Enkazdan çıkarılan yaralıların tedavilerini yapan, moral ve motivasyon vermeye çalışan İmamoğlu, 24 saatlik 3 nöbetinde 500'ün üzerinde hastaya müdahale etti.
Bölgede geçirdiği 6 günde depremzedeleri tedavi etmeye çalışan İmamoğlu, tanık olduğu mucizeleri ve diyalogları ise unutamıyor.
"Ciddi yaralanmaları olmadan sağlıklı şekilde karşımıza geldiler"
İmamoğlu, AA muhabirine, KTÜ Farabi Hastanesinden 14 hekim ve hemşirenin, Trabzon'dan deprem bölgesine giden sağlıkçı kafilesine katıldığını söyledi.
Kahramanmaraş Necip Fazıl Şehir Hastanesi Acil Servisinde, asistanlarıyla Ankara ekibinden görevi devraldıklarını belirten İmamoğlu, şu ifadeleri kullandı:
"Toplamda 3 tane 24 saatlik nöbet tuttuk. Karşılaştığımız 3 enkazdan çıkan hastamız oldu. 3'ü de çocuktu. Birisi 9, diğeri 12 yaşında iki kardeş getirmişlerdi ama hiçbir şeyleri yoktu. Cumartesi günü gelmişti onlar. Fiziksel olarak hiçbir yaralanmaları yoktu. Klinik durumları çok kötü değildi. Görüntülemelerinde, laboratuvarlarında herhangi bir sorun yoktu. Aynı gün gece 23.30 gibi yine 9 yaşında kız çocuğu getirildi. Yine onun da hiçbir şeyi yoktu. Çok şükür o kadar uzun süre enkaz altında kalmalarına rağmen ciddi yaralanmaları olmadan sağlıklı şekilde bizim karşımıza geldiler. Bu da bizi mutlu etti."
"Ciddi kafa travması olan hastalarımız oldu ama bu hastalar hastaneye başvurmamışlar"
Enkazdan ilk günlerde kendi imkanları ile çıkıp hastaneye başvurmayan hastalara da müdahale ettiklerini anlatan İmamoğlu, şöyle devam etti:
"Bunların bir kısmında da ciddi yaralanmalar, büyük kemik kırıkları vardı. Kaburga kırıkları, ciddi kafa travması olan hastalarımız oldu ama bu hastalar hastaneye başvurmamışlar. 'Neden başvurmadınız?' diye sorduğumuzda da hastanede acil servislerin yoğun olduğunu, daha kritik durumdaki hastaların geleceklerini tahmin ettikleri için gelmediklerini belirtmişlerdi. Bu hastaların büyük bir kısmında da acil müdahale edilmesi gereken problemleri vardı."
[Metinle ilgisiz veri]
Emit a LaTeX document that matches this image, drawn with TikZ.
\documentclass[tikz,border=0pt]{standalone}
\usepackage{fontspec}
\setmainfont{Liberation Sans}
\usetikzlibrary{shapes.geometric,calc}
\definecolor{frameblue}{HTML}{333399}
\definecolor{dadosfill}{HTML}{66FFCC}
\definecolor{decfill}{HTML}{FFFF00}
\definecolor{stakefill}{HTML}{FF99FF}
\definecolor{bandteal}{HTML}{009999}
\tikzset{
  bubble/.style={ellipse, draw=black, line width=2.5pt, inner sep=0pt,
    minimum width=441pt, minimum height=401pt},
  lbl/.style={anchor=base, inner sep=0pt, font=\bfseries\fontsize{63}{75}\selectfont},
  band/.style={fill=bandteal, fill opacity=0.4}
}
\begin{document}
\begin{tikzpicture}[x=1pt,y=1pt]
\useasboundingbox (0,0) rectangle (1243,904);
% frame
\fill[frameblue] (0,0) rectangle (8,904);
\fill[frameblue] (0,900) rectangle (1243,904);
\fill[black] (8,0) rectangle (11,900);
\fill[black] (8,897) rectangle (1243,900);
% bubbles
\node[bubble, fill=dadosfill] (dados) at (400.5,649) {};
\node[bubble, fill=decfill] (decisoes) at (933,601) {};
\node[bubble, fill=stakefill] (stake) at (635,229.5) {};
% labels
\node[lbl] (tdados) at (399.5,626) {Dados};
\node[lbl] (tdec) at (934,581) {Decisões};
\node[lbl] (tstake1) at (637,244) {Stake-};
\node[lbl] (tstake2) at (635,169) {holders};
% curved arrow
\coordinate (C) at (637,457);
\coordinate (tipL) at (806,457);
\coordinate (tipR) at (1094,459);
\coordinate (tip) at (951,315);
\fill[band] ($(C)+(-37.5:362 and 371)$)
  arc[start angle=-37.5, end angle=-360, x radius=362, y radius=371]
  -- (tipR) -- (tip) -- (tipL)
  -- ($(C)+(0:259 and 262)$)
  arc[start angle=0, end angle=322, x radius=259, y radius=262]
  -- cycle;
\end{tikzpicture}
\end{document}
İmamoğlu, deprem bölgesinde çok dramatik şeyler yaşandığına işaret ederek, "Orada insanların, hastanede çalışan personelin de çok ciddi kayıpları olmuş. Kendi arkadaşlarından hayatını kaybedenler olmuş, yakınlarını kaybedenler olmuş. Orada insanlar birbirleriyle ilk karşılaştığında 'Merhaba' demek yerine 'Geçmiş olsun' diye hitap ediyordu. Bu gerçekten üzücü bir durum ve beni etkiledi." dedi.
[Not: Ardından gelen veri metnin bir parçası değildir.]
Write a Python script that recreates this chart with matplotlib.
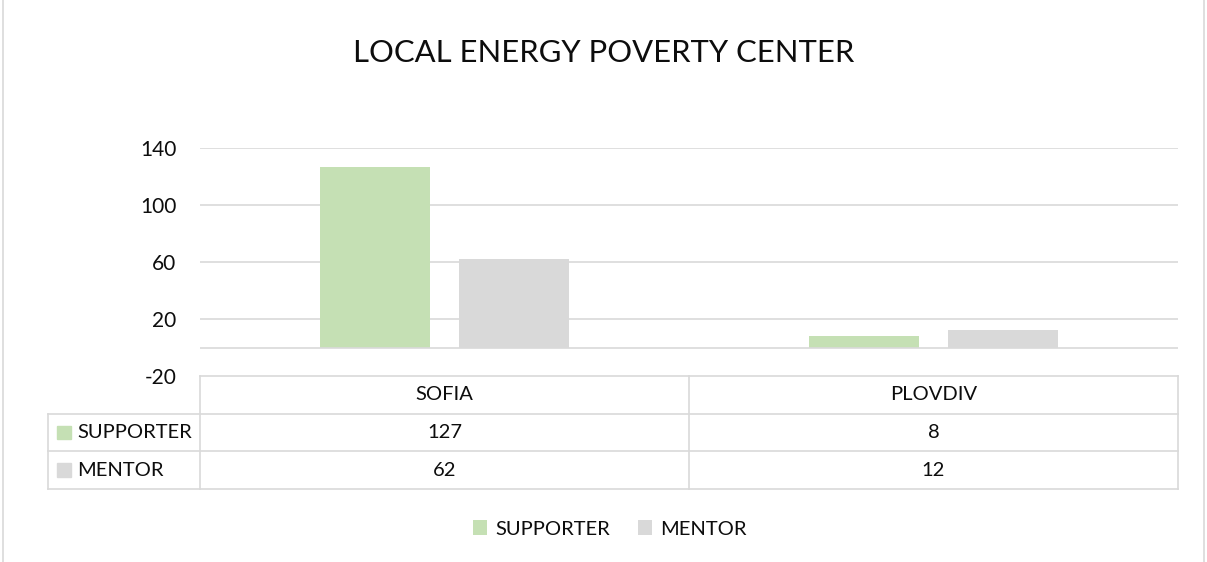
import numpy as np
import matplotlib
matplotlib.use("Agg")
import matplotlib.pyplot as plt
from matplotlib.lines import Line2D
from matplotlib.patches import Rectangle

plt.rcParams['font.family'] = ['Lato', 'DejaVu Sans']
plt.rcParams['axes.unicode_minus'] = False

cities = ['SOFIA', 'PLOVDIV']
series = ['SUPPORTER', 'MENTOR']
supporter = [127, 8]
mentor = [62, 12]
yticks = [-20, 20, 60, 100, 140]

green = '#C5E0B4'
grey = '#D9D9D9'
line_c = '#D9D9D9'
txt = '#0d0d0d'

fig = plt.figure(figsize=(12.07, 5.62), dpi=100)

# chart border
fig.add_artist(Line2D([3 / 1207, 3 / 1207], [0, 1], color=line_c, lw=1.2))
fig.add_artist(Line2D([1204 / 1207, 1204 / 1207], [0, 1], color=line_c, lw=1.2))

fig.text(0.5, 1 - 53 / 562, 'LOCAL ENERGY POVERTY CENTER', ha='center', va='center',
         fontsize=22.3, color=txt)

ax = fig.add_axes([200 / 1207, 1 - 376 / 562, 978 / 1207, 228 / 562])
x = np.arange(len(cities)) + 0.5
w = 0.224
ax.bar(x - 0.142, supporter, w, color=green, label=series[0], zorder=3)
ax.bar(x + 0.142, mentor, w, color=grey, label=series[1], zorder=3)
ax.set_xlim(0, 2)
ax.set_ylim(-20, 140)
ax.set_yticks(yticks)
ax.set_xticks([])
ax.tick_params(axis='y', length=0, pad=17, labelsize=15, labelcolor=txt)
for y in yticks[1:]:
    ax.axhline(y, color=line_c, lw=1.2, zorder=1)
ax.axhline(0, color=line_c, lw=1.2, zorder=4)
for s in ax.spines.values():
    s.set_visible(False)

# data table
tb = fig.add_axes([200 / 1207, 1 - 489 / 562, 978 / 1207, 113 / 562])
tb.set_xlim(0, 2)
tb.set_ylim(3, 0)
tb.axis('off')
left = (48 - 200) / 489
kw = dict(color=line_c, lw=1.2, clip_on=False)
tb.plot([0, 2], [0, 0], **kw)
for r in [1, 2, 3]:
    tb.plot([left, 2], [r, r], **kw)
for c in [0, 1, 2]:
    tb.plot([c, c], [0, 3], **kw)
tb.plot([left, left], [1, 3], **kw)

fs = 14.5
for i, city in enumerate(cities):
    tb.text(i + 0.5, 0.5, city, ha='center', va='center', fontsize=fs, color=txt)
    tb.text(i + 0.5, 1.5, str(supporter[i]), ha='center', va='center', fontsize=fs, color=txt)
    tb.text(i + 0.5, 2.5, str(mentor[i]), ha='center', va='center', fontsize=fs, color=txt)

sq = 14 / 489
for r, (name, col) in enumerate(zip(series, [green, grey])):
    tb.add_patch(Rectangle((left + 9 / 489, r + 1.5 - 0.18), sq, 0.36, color=col, clip_on=False))
    tb.text(left + 29 / 489, r + 1.5, name, ha='left', va='center', fontsize=fs, color=txt)

h, l = ax.get_legend_handles_labels()
fig.legend(h, l, loc='center', bbox_to_anchor=(610 / 1207, 1 - 529 / 562), ncol=2,
           frameon=False, fontsize=fs, handlelength=0.7, handleheight=0.7,
           handletextpad=0.4, columnspacing=1.4, labelcolor=txt)

fig.savefig('out.png', dpi=100)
"İhtiyaç durumunda her zaman bölgeye gitmeye hazırım"
Çalıştıkları sırada da artçı sarsıntılara denk geldiklerini belirten İmamoğlu, "Kalbi duran bir hasta gelmişti. Hekim arkadaşlarımızla hemen etrafını sardık. Biz hastaya müdahale ederken deprem oldu. Herkes birbirine baktı ama kimse bırakıp çıkmadı. Müdahaleye devam ettik." diye konuştu.
İmamoğlu, hala yaşadıklarının etkisinde olduğunu dile getirerek, "Buraya döndükten sonra da en ufak bir şeyde 'Acaba deprem mi oldu?' diye hemen etrafımıza, birbirimize bakıyoruz. Çocuğum kanepeyi salladığında bile bir tedirginlik yaşadım. Orada artçı depremler yaşamamıza rağmen bu tedirginliği yaşıyorsak, gerçekten o büyük yıkıcı depremi yaşayan kişiler çok ama çok farklı şeyler hissediyorlardır." dedi.
Melih İmamoğlu, çok büyük bir afet yaşandığına dikkati çekerek, ihtiyaç durumunda her zaman bölgeye gitmeye hazır olduğunu sözlerine ekledi.